DESPITE “frustrations” with Latrobe City’s planning process causing delays, the approval of the Erin Park Lakeside development plan could break the Traralgon land-drought within three months.
Developers are hoping to receive the council planning permit subdivision by October, so they can start selling some of the 135 blocks of the lakeside development on Bank Street, Traralgon.
Beveridge Williams Gippsland development manager Peter Dell said the development was meeting a high demand for residential land in Traralgon.
“There are very few blocks on the market at the moment,” Mr Dell said.
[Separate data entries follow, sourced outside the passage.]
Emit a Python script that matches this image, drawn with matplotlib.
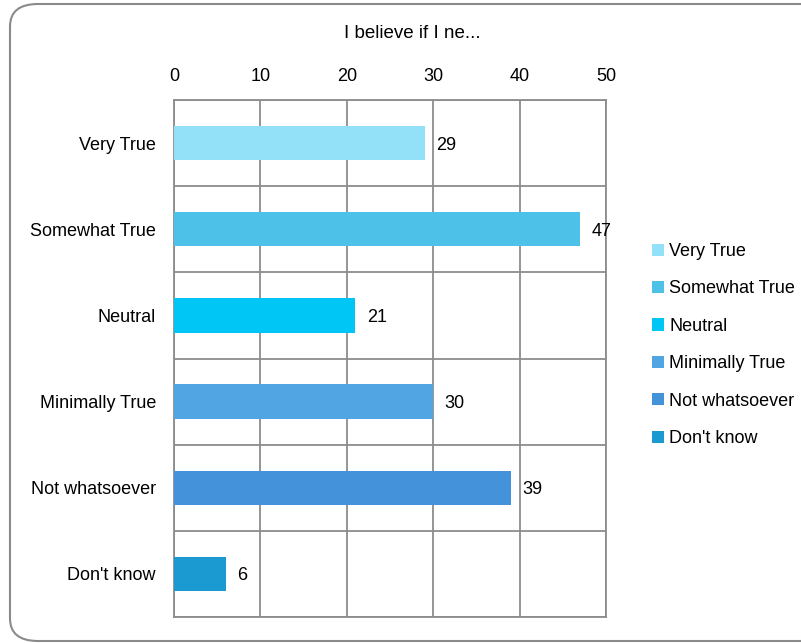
import matplotlib.pyplot as plt
from matplotlib.patches import FancyBboxPatch, Patch

plt.rcParams['font.family'] = ['Liberation Sans', 'DejaVu Sans']

# data
categories = ["Very True", "Somewhat True", "Neutral", "Minimally True", "Not whatsoever", "Don't know"]
counts = [29, 47, 21, 30, 39, 6]
colors = ["#92E1F9", "#4EC1E8", "#00C6F6", "#51A5E2", "#4392DA", "#1A9AD0"]
x_ticks = [0, 10, 20, 30, 40, 50]
title = "I believe if I ne..."

fig = plt.figure(figsize=(8.01, 6.43), dpi=100)

# rounded outer frame
frame = FancyBboxPatch((10 / 801, 2 / 643), 820 / 801, 637 / 643,
                       boxstyle="round,pad=0,rounding_size=0.035",
                       transform=fig.transFigure, facecolor="white",
                       edgecolor="#8a8a8a", linewidth=1.5, zorder=-5)
fig.patches.append(frame)

ax = fig.add_axes([174 / 801, 1 - 617 / 643, 432 / 801, 517 / 643])
ax.set_zorder(2)
ax.set_facecolor("none")

y = list(range(len(categories)))
ax.barh(y, counts, height=0.4, color=colors, zorder=3)
for yi, v in zip(y, counts):
    ax.text(v + 1.3, yi, str(v), va="center_baseline", ha="left", fontsize=13, color="black")

ax.set_xlim(0, 50)
ax.set_ylim(len(categories) - 0.5, -0.5)
ax.set_xticks(x_ticks)
ax.xaxis.tick_top()
ax.tick_params(axis="x", length=0, pad=11, labelsize=13)
ax.set_yticks(y)
ax.set_yticklabels(categories)
ax.tick_params(axis="y", length=0, pad=13, labelsize=13)

grid_col = "#8c8c8c"
for xv in x_ticks:
    ax.axvline(xv, color=grid_col, linewidth=1.3, zorder=1)
for k in range(len(categories) + 1):
    ax.axhline(k - 0.5, color=grid_col, linewidth=1.3, zorder=1)
for s in ax.spines.values():
    s.set_color(grid_col)
    s.set_linewidth(1.3)

fig.text(412 / 801, 1 - 33 / 643, title, ha="center", va="center", fontsize=13.5)

handles = [Patch(facecolor=c, edgecolor="none") for c in colors]
fig.legend(handles, categories, loc="center left", bbox_to_anchor=(645 / 801, 1 - 345 / 643),
           frameon=False, fontsize=13, handlelength=0.66, handleheight=0.66,
           handletextpad=0.28, labelspacing=1.13, borderaxespad=0)

fig.savefig("out.png", dpi=100)
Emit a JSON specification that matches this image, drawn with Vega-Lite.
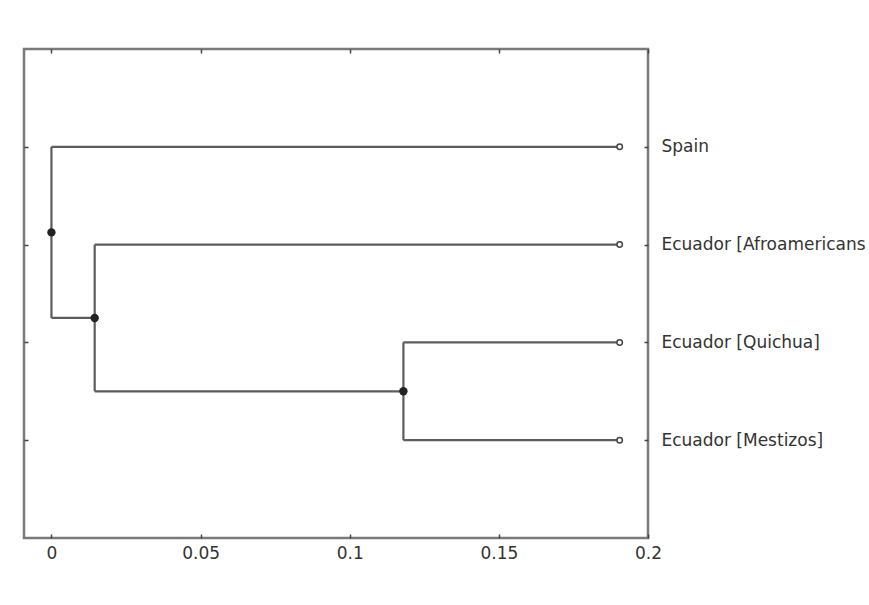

“(Earlier this year) there was a lot of land rezoned but this development has taken 18 months so far and will take another three months to get a permit, so the land that was recently rezoned (throughout the Latrobe Valley) is still a very long way off being built on.”
The development faced issues with three objections, which have since been removed, as well as environmental management and traffic and pedestrian concerns.
However, Mr Dell said the development had met the requirements of the traffic, flora and fauna and cultural heritage report, and would be undertaking a drainage report following the permit approval.
“We have had preliminary requirements with all the authorities, and it meets traffic flows and it is acceptable to everybody… there is absolutely no reason we won’t get a permit,” Mr Dell said.
The development has faced planning delays caused by rigorous requirements and three changes to the council planner position, which Mr Dell said would now affect sales because of the tough economic climate.
“We could have sold all those (blocks) 18 months ago, but now with the 130 blocks selling (at a rate of) 30 or 40 a year, it will take a few years to sell,” he said.
“The biggest problems and the most frustrating thing from a developer’s point of view is the time-frames that it takes to get approval from the council for the development plan overlay.”
Echoing Mr Dell’s frustrations was BFN Developments director Brett Neilson, who said if he had known of the development challenges ahead, he would not have pursued the Cross’s Road, Traralgon development which began in 2010.
“Latrobe City Council keep announcing that they have released 3000 lots in Latrobe but we are still not building on them and I am still shelling out hundreds of thousands of dollars to get a development plan on Cross’s Road in Traralgon happening,” Mr Neilson said.
He said the bureaucratic requirements came from the state legislation which were then applied at local government level.
“We just really want to work with council to improve the processes and now we think there are genuine attempts by them to make that happen,” he said.
Latrobe City Council built and natural environment general manager Peter Quigley said with complex residential precincts the process requires time.
“We have one opportunity to get this right for our community and we will not compromise on quality,” Mr Quigley said.
“The Erin Park Lakeside development is a large residential precinct with a range of complex planning issues.
“Council has worked with the landowner to ensure best outcomes are achieved for the community and that there will be a streamlined process for future planning applications.”